EXERCISE DETAILS:
Set the data down again, exactly as it reads, but without the pictures.
#### DATA BLOCK
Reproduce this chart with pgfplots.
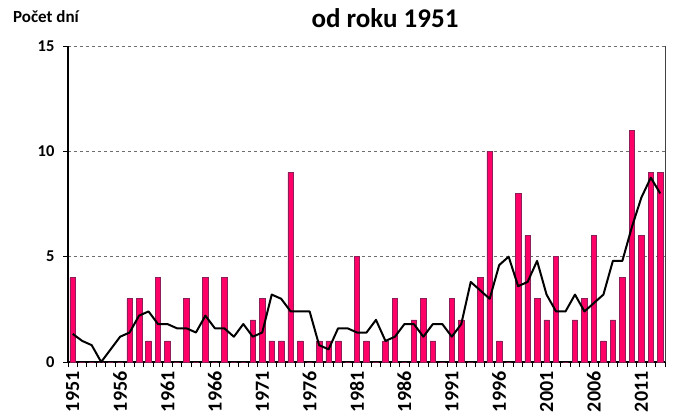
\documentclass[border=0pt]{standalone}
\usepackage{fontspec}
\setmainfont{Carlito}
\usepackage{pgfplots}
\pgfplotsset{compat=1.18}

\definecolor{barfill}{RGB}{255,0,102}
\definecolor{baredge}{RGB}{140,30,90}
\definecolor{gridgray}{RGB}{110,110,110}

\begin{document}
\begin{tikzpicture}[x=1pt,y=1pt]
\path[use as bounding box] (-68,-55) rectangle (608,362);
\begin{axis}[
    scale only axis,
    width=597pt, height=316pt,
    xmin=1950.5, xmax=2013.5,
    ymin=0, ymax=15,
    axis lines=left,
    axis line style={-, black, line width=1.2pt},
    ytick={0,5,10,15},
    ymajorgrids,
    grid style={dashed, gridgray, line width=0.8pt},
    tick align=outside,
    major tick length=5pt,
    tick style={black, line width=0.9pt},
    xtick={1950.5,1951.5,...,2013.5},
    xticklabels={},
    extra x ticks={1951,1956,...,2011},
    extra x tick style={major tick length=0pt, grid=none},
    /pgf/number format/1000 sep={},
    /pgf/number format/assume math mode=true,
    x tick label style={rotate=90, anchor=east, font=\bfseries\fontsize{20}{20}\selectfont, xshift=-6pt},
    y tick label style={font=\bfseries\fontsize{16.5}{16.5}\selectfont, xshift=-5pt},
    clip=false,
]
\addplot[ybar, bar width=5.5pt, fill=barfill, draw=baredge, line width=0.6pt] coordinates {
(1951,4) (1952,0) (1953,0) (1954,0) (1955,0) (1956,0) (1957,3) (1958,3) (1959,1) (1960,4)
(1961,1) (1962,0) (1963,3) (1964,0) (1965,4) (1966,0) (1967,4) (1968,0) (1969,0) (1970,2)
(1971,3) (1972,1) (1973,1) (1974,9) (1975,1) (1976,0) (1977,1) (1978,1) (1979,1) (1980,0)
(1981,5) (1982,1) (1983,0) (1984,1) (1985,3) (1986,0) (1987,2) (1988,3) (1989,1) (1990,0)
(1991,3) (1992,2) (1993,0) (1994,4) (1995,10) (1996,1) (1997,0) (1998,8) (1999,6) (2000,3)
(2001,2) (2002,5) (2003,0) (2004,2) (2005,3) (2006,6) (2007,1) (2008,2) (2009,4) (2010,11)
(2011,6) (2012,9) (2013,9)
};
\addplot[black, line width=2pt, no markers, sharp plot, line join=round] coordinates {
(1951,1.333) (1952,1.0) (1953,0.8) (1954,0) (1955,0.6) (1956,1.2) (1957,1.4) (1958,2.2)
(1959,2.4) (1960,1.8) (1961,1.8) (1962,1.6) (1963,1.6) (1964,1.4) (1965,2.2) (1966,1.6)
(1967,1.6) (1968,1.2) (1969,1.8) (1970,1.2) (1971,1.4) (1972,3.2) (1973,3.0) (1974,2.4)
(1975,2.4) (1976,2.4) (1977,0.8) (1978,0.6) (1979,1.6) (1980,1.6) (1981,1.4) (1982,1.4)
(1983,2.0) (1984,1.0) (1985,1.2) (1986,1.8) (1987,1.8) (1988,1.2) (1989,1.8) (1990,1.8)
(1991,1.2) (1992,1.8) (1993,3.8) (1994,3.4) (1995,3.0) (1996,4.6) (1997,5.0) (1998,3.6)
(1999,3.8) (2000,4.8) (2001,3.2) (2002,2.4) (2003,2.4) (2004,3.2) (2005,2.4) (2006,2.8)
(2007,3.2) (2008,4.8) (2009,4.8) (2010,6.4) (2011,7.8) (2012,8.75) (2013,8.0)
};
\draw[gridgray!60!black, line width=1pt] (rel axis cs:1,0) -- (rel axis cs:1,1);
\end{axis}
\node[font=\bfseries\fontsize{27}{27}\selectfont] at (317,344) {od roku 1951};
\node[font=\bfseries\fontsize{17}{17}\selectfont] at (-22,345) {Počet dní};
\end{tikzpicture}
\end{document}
########
COMPLETED EXERCISE:
Reproduce this chart with pgfplots.
\documentclass[border=0pt]{standalone}
\usepackage{fontspec}
\setmainfont{Carlito}
\usepackage{pgfplots}
\pgfplotsset{compat=1.18}

\definecolor{barfill}{RGB}{255,0,102}
\definecolor{baredge}{RGB}{140,30,90}
\definecolor{gridgray}{RGB}{110,110,110}

\begin{document}
\begin{tikzpicture}[x=1pt,y=1pt]
\path[use as bounding box] (-68,-55) rectangle (608,362);
\begin{axis}[
    scale only axis,
    width=597pt, height=316pt,
    xmin=1950.5, xmax=2013.5,
    ymin=0, ymax=15,
    axis lines=left,
    axis line style={-, black, line width=1.2pt},
    ytick={0,5,10,15},
    ymajorgrids,
    grid style={dashed, gridgray, line width=0.8pt},
    tick align=outside,
    major tick length=5pt,
    tick style={black, line width=0.9pt},
    xtick={1950.5,1951.5,...,2013.5},
    xticklabels={},
    extra x ticks={1951,1956,...,2011},
    extra x tick style={major tick length=0pt, grid=none},
    /pgf/number format/1000 sep={},
    /pgf/number format/assume math mode=true,
    x tick label style={rotate=90, anchor=east, font=\bfseries\fontsize{20}{20}\selectfont, xshift=-6pt},
    y tick label style={font=\bfseries\fontsize{16.5}{16.5}\selectfont, xshift=-5pt},
    clip=false,
]
\addplot[ybar, bar width=5.5pt, fill=barfill, draw=baredge, line width=0.6pt] coordinates {
(1951,4) (1952,0) (1953,0) (1954,0) (1955,0) (1956,0) (1957,3) (1958,3) (1959,1) (1960,4)
(1961,1) (1962,0) (1963,3) (1964,0) (1965,4) (1966,0) (1967,4) (1968,0) (1969,0) (1970,2)
(1971,3) (1972,1) (1973,1) (1974,9) (1975,1) (1976,0) (1977,1) (1978,1) (1979,1) (1980,0)
(1981,5) (1982,1) (1983,0) (1984,1) (1985,3) (1986,0) (1987,2) (1988,3) (1989,1) (1990,0)
(1991,3) (1992,2) (1993,0) (1994,4) (1995,10) (1996,1) (1997,0) (1998,8) (1999,6) (2000,3)
(2001,2) (2002,5) (2003,0) (2004,2) (2005,3) (2006,6) (2007,1) (2008,2) (2009,4) (2010,11)
(2011,6) (2012,9) (2013,9)
};
\addplot[black, line width=2pt, no markers, sharp plot, line join=round] coordinates {
(1951,1.333) (1952,1.0) (1953,0.8) (1954,0) (1955,0.6) (1956,1.2) (1957,1.4) (1958,2.2)
(1959,2.4) (1960,1.8) (1961,1.8) (1962,1.6) (1963,1.6) (1964,1.4) (1965,2.2) (1966,1.6)
(1967,1.6) (1968,1.2) (1969,1.8) (1970,1.2) (1971,1.4) (1972,3.2) (1973,3.0) (1974,2.4)
(1975,2.4) (1976,2.4) (1977,0.8) (1978,0.6) (1979,1.6) (1980,1.6) (1981,1.4) (1982,1.4)
(1983,2.0) (1984,1.0) (1985,1.2) (1986,1.8) (1987,1.8) (1988,1.2) (1989,1.8) (1990,1.8)
(1991,1.2) (1992,1.8) (1993,3.8) (1994,3.4) (1995,3.0) (1996,4.6) (1997,5.0) (1998,3.6)
(1999,3.8) (2000,4.8) (2001,3.2) (2002,2.4) (2003,2.4) (2004,3.2) (2005,2.4) (2006,2.8)
(2007,3.2) (2008,4.8) (2009,4.8) (2010,6.4) (2011,7.8) (2012,8.75) (2013,8.0)
};
\draw[gridgray!60!black, line width=1pt] (rel axis cs:1,0) -- (rel axis cs:1,1);
\end{axis}
\node[font=\bfseries\fontsize{27}{27}\selectfont] at (317,344) {od roku 1951};
\node[font=\bfseries\fontsize{17}{17}\selectfont] at (-22,345) {Počet dní};
\end{tikzpicture}
\end{document}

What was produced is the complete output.